Первое, что бросается в глаза, — это тотальное несоответствие манифеста зрительскому впечатлению от «Элемента преступления». Этот фильм принято считать образцом холодного, выверенного до миллиметра стиля. Фон Триер будто нарочно воздерживается от лишних эмоций и призывает воздержаться других — от своих потерянных персонажей и до «идеальных» зрителей. Впрочем, сам жанр «нуар», стилизованного футурологического детектива, никак не предполагает возможности сочувствовать героям, сопереживать. Что же касается текста, то весь его пафос направлен против холодности, стерильности «брака по расчету» и призывает к безудержной страсти (которой напрочь нет в «Элементе преступления»).
Из этого можно сделать первый вывод: о несоответствии манифестов Ларса фон Триера его картинам — или, чуть точнее, о невозможности соотносить их друг с другом напрямую.
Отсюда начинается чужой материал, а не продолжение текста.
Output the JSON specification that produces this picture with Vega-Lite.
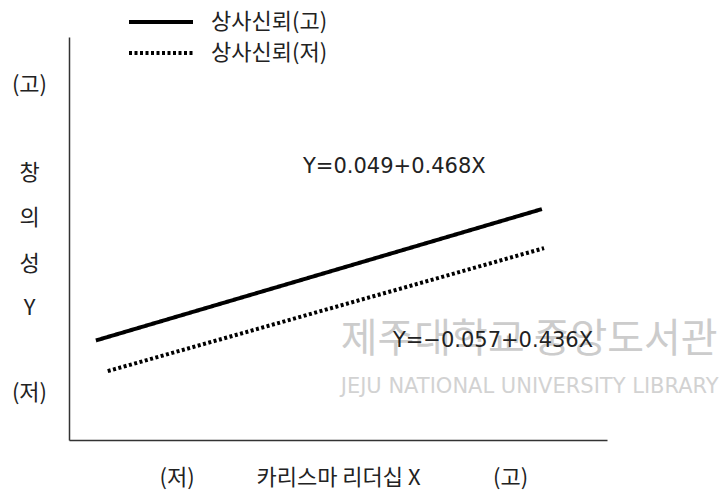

И туг же второй, более важный: не сюжет или тема фильма становятся материалом для сопровождающего манифеста, а сам художественный метод. Это в нем режиссер должен руководствоваться безумной любовью вместо разумного расчета. Тем самым фон Триер противоречит критикам и исследователям, с первого же фильма обвинявшим его в излишней рассудочности. В самом деле, продуманные в мельчайших деталях тревеллинги, невероятно сложные по композиции, не оставляли, казалось бы, места буйству чувств. Идея фон Триера в том, чтобы убедить зрителя/читателя: эти чувства имеют место, только не на экране, а за его рамками. Роман режиссера с фильмом состоялся, но за кадром. О чем и сообщал манифест.
В этом тексте фон Триер заявляет себя в новом качестве, в котором являлся разве что в раннем и мало кому известном «Садовнике, выращивающем орхидеи» — в качестве поэта. Не свойственная его кинематографическому стилю экзальтация, преувеличения и выпады в адрес гипотетических оппонентов — все это ставит фон Триера в положение молодого стихотворца: пусть не пишущего стихов, но стихотворца по складу ума и творческого характера. Недаром основными источниками манифестов фон Триера предстают сочинения любимого им в юности Ницше (а заодно и теоретические тексты Вагнера), а также манифесты русских поэтов Серебряного века, от символистов до футуристов. Отсюда абстрактное и вызывающее «мы», под которым фон Триер мог иметь в виду лишь своих соавторов — сценариста Нильса Ворселя, оператора Тома Эллинга и монтажера Томаса Гисласона.
Адресат манифестарного высказывания тоже в высшей степени абстрактен. Неясно, идет ли речь только о «старых мастерах» или о всех приверженцах консервативное кино (и те и другие обильно цитируются в «Элементе преступления»), имеет ли автор в виду одних датчан или режиссеров всего мира. Метафора с «фильмами-женами» и «фильмами-любовницами» в высшей степени прозрачна, но финальное восклицание о «гетеросексуальном» кинематографе привело к недоразумению: фон Триера начали обвинять в гомофобии, заставив его защищаться и объяснять, сколь значительным ему видится вклад режиссеров-гомосексуалистов в кино (в частности, он называл имена Фассбиндера и Пазолини). Правда, тут же режиссер заявил, что гомосексуальные склонности большинства датских кинокритиков не делают их лучшими специалистами в мире, чем моментально заслужил «отлучение» от многих ведущих изданий на достаточно значительный срок.
Поэтическая риторика предполагала в случае фон Триера не обвинения в адрес других режиссеров, а своего рода самоопределение через отрицание. Кажущийся нигилизм — не более чем способ заявить о намерениях (о чем свидетельствует и заголовок), причем не осуществленных еще в «Элементе преступления». Автор не столько любит кино сильнее других, сколько хочет и намеревается любить его сверх всякой меры. И не столько любовь и чувственность как таковые, сколько направленный в их сторону вектор — важнейшее свойство первого манифеста.